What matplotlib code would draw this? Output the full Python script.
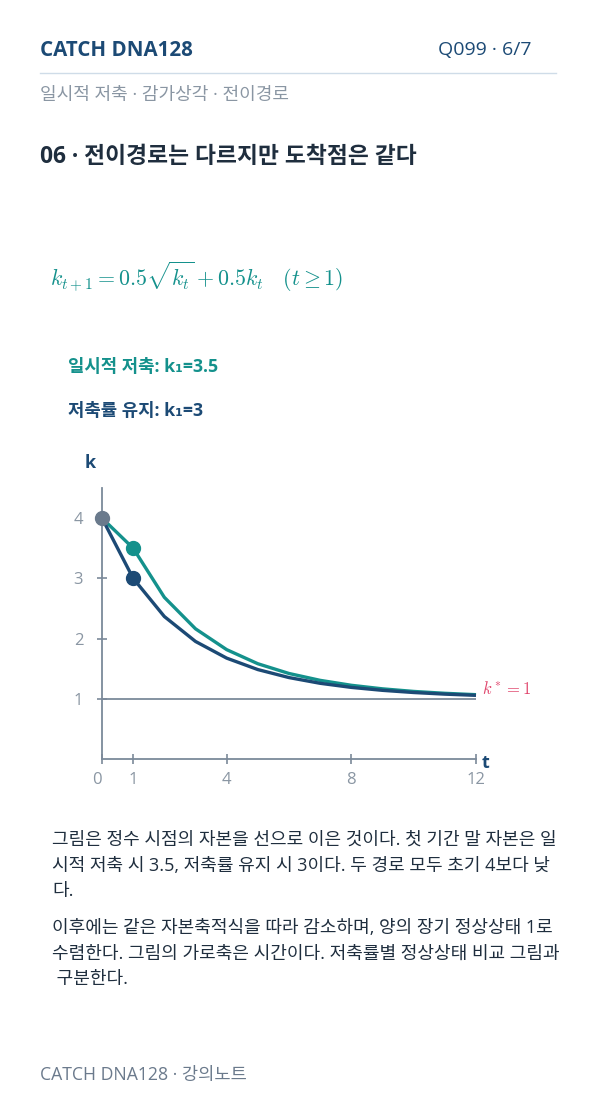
import matplotlib.pyplot as plt

plt.rcParams['font.family'] = ['Open Sans', 'Noto Sans CJK KR', 'DejaVu Sans']
plt.rcParams['mathtext.fontset'] = 'cm'

# data
t = [0, 1, 2, 3, 4, 5, 6, 7, 8, 9, 10, 11, 12]
k_temp = [4, 3.5, 2.685, 2.162, 1.816, 1.582, 1.420, 1.306, 1.224, 1.165, 1.122, 1.091, 1.068]
k_keep = [4, 3.0, 2.366, 1.952, 1.675, 1.485, 1.352, 1.257, 1.189, 1.140, 1.104, 1.077, 1.057]
k_star = 1
x_ticks = [0, 1, 4, 8, 12]
y_ticks = [1, 2, 3, 4]

TEAL = "#14918c"
NAVY = "#1c4a75"
GREY = "#7b8a9a"
DARK = "#1f2e3e"
RED = "#e0456c"

W, H = 596, 1106
fig = plt.figure(figsize=(W / 100, H / 100), dpi=100)

def fy(py):
    return 1 - py / H

def fx(px):
    return px / W

# header
fig.text(fx(40), fy(50), "CATCH DNA128", fontsize=14.8, fontweight="bold", color=NAVY, va="center")
fig.text(fx(531), fy(50), "Q099 · 6/7", fontsize=14, color=NAVY, va="center", ha="right")
fig.add_artist(plt.Line2D([fx(40), fx(556)], [fy(73), fy(73)], color="#cfdce8", lw=1))
fig.text(fx(40), fy(95), "일시적 저축 · 감가상각 · 전이경로", fontsize=13, color="#8a96a3", va="center")
fig.text(fx(40), fy(157), "06 · 전이경로는 다르지만 도착점은 같다", fontsize=16.4, fontweight="bold",
         color=DARK, va="center")

# equation
fig.text(fx(50), fy(277), r"$k_{t+1} = 0.5\sqrt{k_t} + 0.5k_t \quad (t \geq 1)$",
         fontsize=15.8, color=TEAL, va="center")

# legend labels
fig.text(fx(68), fy(367), "일시적 저축: k₁=3.5", fontsize=12.8, fontweight="bold", color=TEAL, va="center")
fig.text(fx(68), fy(411), "저축률 유지: k₁=3", fontsize=12.8, fontweight="bold", color=NAVY, va="center")

# chart
ax = fig.add_axes([fx(102), fy(759), 374 / W, 271 / H])
ax.set_xlim(0, 12)
ax.set_ylim(0, 4.5)
for s in ["top", "right"]:
    ax.spines[s].set_visible(False)
for s in ["left", "bottom"]:
    ax.spines[s].set_color(GREY)
    ax.spines[s].set_linewidth(1.3)

ax.plot([0, 12], [k_star, k_star], color=GREY, lw=1.3, zorder=1)
ax.plot(t, k_temp, color=TEAL, lw=2.4, zorder=2, clip_on=False, solid_capstyle="butt")
ax.plot(t, k_keep, color=NAVY, lw=2.4, zorder=3, clip_on=False, solid_capstyle="butt")
ax.plot([1], [k_temp[1]], "o", color=TEAL, ms=10, zorder=4, clip_on=False)
ax.plot([1], [k_keep[1]], "o", color=NAVY, ms=10, zorder=4, clip_on=False)
ax.plot([0], [k_temp[0]], "o", color="#6a7a8c", ms=10, zorder=5, clip_on=False)

ax.set_xticks(x_ticks)
ax.set_xticklabels([str(v) for v in x_ticks])
ax.set_yticks(y_ticks)
ax.set_yticklabels([str(v) for v in y_ticks])
ax.tick_params(axis="both", colors=GREY, labelcolor="#8a96a3", labelsize=12,
               direction="inout", length=7, width=1.2)
ax.tick_params(axis="x", pad=6)
ax.tick_params(axis="y", pad=10)
for lab in ax.get_xticklabels():
    if lab.get_text() == "0":
        lab.set_horizontalalignment("right")

ax.text(12.2, k_star + 0.02, r"$k^* = 1$", color=RED, fontsize=12, va="bottom", ha="left")
fig.text(fx(90), fy(463), "k", fontsize=13, fontweight="bold", color=NAVY, va="center", ha="center")
fig.text(fx(486), fy(763), "t", fontsize=13, fontweight="bold", color=NAVY, va="center", ha="center")

# body text
body = [
    (840, "그림은 정수 시점의 자본을 선으로 이은 것이다. 첫 기간 말 자본은 일"),
    (866, "시적 저축 시 3.5, 저축률 유지 시 3이다. 두 경로 모두 초기 4보다 낮"),
    (891, "다."),
    (928, "이후에는 같은 자본축적식을 따라 감소하며, 양의 장기 정상상태 1로"),
    (954, "수렴한다. 그림의 가로축은 시간이다. 저축률별 정상상태 비교 그림과"),
    (979, " 구분한다."),
]
for py, line in body:
    fig.text(fx(52), fy(py), line, fontsize=13, fontweight="medium", color=DARK, va="center")

# footer
fig.text(fx(40), fy(1075), "CATCH DNA128 · 강의노트", fontsize=12.7, color="#6b7a8c", va="center")

fig.savefig("out.png", dpi=100)
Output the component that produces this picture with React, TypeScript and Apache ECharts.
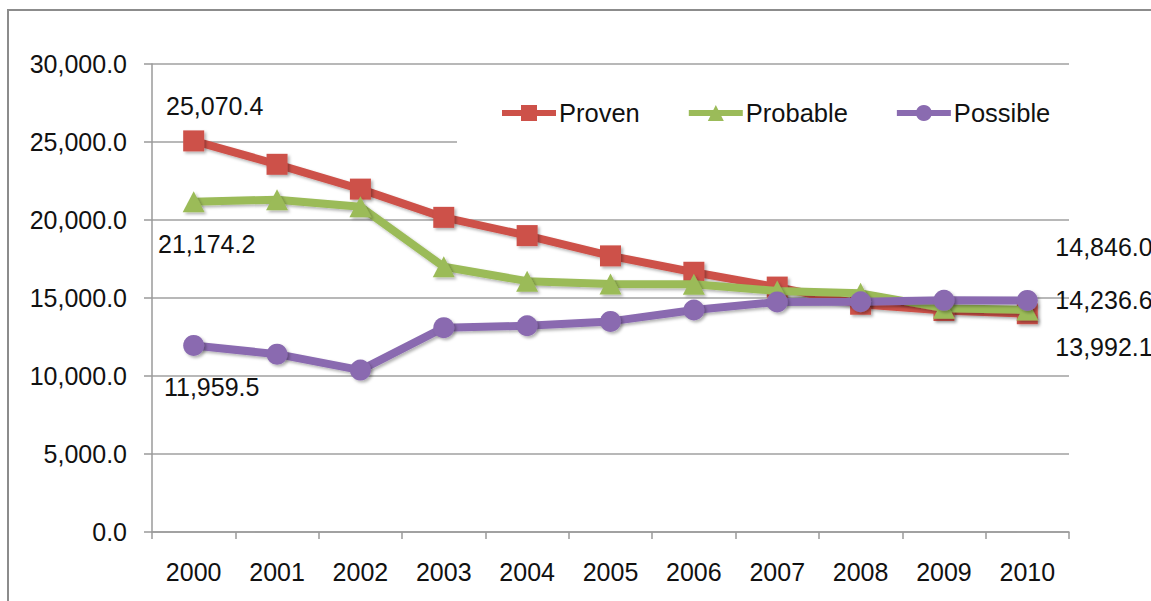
import React, { useEffect, useRef } from "react";
import * as echarts from "echarts";

const years = ["2000", "2001", "2002", "2003", "2004", "2005", "2006", "2007", "2008", "2009", "2010"];
const proven = [25070.4, 23570, 21980, 20170, 19000, 17700, 16650, 15700, 14600, 14200, 13992.1];
const probable = [21174.2, 21300, 20850, 17000, 16080, 15900, 15880, 15450, 15300, 14350, 14236.6];
const possible = [11959.5, 11400, 10380, 13100, 13220, 13500, 14230, 14750, 14760, 14850, 14846.0];
const seriesNames = ["Proven", "Probable", "Possible"];
const seriesColors = ["#CD5149", "#9BBB59", "#8A6BB0"];

const FONT = "'Liberation Sans', Arial, sans-serif";
const FS = 25;
const fmt = (v: number) =>
  v.toLocaleString("en-US", { minimumFractionDigits: 1, maximumFractionDigits: 1 });

export default function App() {
  const ref = useRef<HTMLDivElement>(null);
  useEffect(() => {
    if (!ref.current) return;
    const chart = echarts.init(ref.current, undefined, { renderer: "svg" });
    const shadow = {
      shadowColor: "rgba(0,0,0,0.3)",
      shadowBlur: 3,
      shadowOffsetX: 2,
      shadowOffsetY: 2,
    };
    const labelBase = {
      show: true,
      position: "inside" as const,
      fontFamily: FONT,
      fontSize: FS,
      color: "#111",
      formatter: (p: any) => fmt(p.value),
    };
    const mkData = (vals: number[], first: number[], last: number[]) =>
      vals.map((v, i) => {
        if (i === 0) return { value: v, label: { ...labelBase, align: "center", offset: first } };
        if (i === vals.length - 1)
          return { value: v, label: { ...labelBase, align: "left", offset: last } };
        return v;
      });
    const symbols = ["rect", "triangle", "circle"];
    const symbolSizes: any[] = [[21, 21], [22, 21], 21];
    const vals = [proven, probable, possible];
    const firstOffsets = [[21, -35], [13, 42], [18, 42]];
    const lastOffsets = [[28, 33], [28, -10], [28, -53]];
    chart.setOption({
      animation: false,
      graphic: [
        {
          type: "rect",
          shape: { x: 8, y: 10, width: 1300, height: 800 },
          style: { fill: "none", stroke: "#8c8c8c", lineWidth: 2 },
          z: 0,
        },
      ],
      grid: { left: 152, right: 82, top: 64, bottom: 69, containLabel: false },
      legend: {
        data: seriesNames,
        left: 457,
        top: 77,
        padding: [23, 40, 24, 42],
        backgroundColor: "#ffffff",
        itemWidth: 54,
        itemHeight: 20,
        itemGap: 46,
        lineStyle: { width: 6 },
        textStyle: { fontFamily: FONT, fontSize: 25.5, color: "#111", padding: [0, 0, 0, -2] },
        z: 5,
      },
      xAxis: {
        type: "category",
        data: years,
        boundaryGap: true,
        axisLine: { lineStyle: { color: "#9a9a9a", width: 1.5 } },
        axisTick: { show: true, length: 7, lineStyle: { color: "#9a9a9a", width: 1.5 } },
        axisLabel: { fontFamily: FONT, fontSize: FS, color: "#111", margin: 27 },
      },
      yAxis: {
        type: "value",
        min: 0,
        max: 30000,
        interval: 5000,
        axisLine: { show: true, lineStyle: { color: "#9a9a9a", width: 1.5 } },
        axisTick: { show: true, length: 8, lineStyle: { color: "#9a9a9a", width: 1.5 } },
        splitLine: { lineStyle: { color: "#a0a0a0", width: 1.5 } },
        axisLabel: {
          fontFamily: FONT,
          fontSize: FS,
          color: "#111",
          margin: 25,
          formatter: (v: number) => fmt(v),
        },
      },
      series: seriesNames.map((name, k) => ({
        name,
        type: "line",
        data: mkData(vals[k], firstOffsets[k], lastOffsets[k]),
        symbol: symbols[k],
        symbolSize: symbolSizes[k],
        showAllSymbol: true,
        z: 3 + k,
        lineStyle: { color: seriesColors[k], width: 8, ...shadow },
        itemStyle: { color: seriesColors[k], ...shadow },
        label: { show: false },
        emphasis: { disabled: true },
      })),
    });
    return () => chart.dispose();
  }, []);
  return (
    <div
      ref={ref}
      style={{ position: "fixed", left: 0, top: 0, width: 1151, height: 601, background: "#fff" }}
    />
  );
}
● ● ● ● ●
• _What the exercise asks_
Copy and report every line where the word "matplotlib" is present.

• _Full output_
What matplotlib code would draw this? Output the full Python script.
import matplotlib.pyplot as plt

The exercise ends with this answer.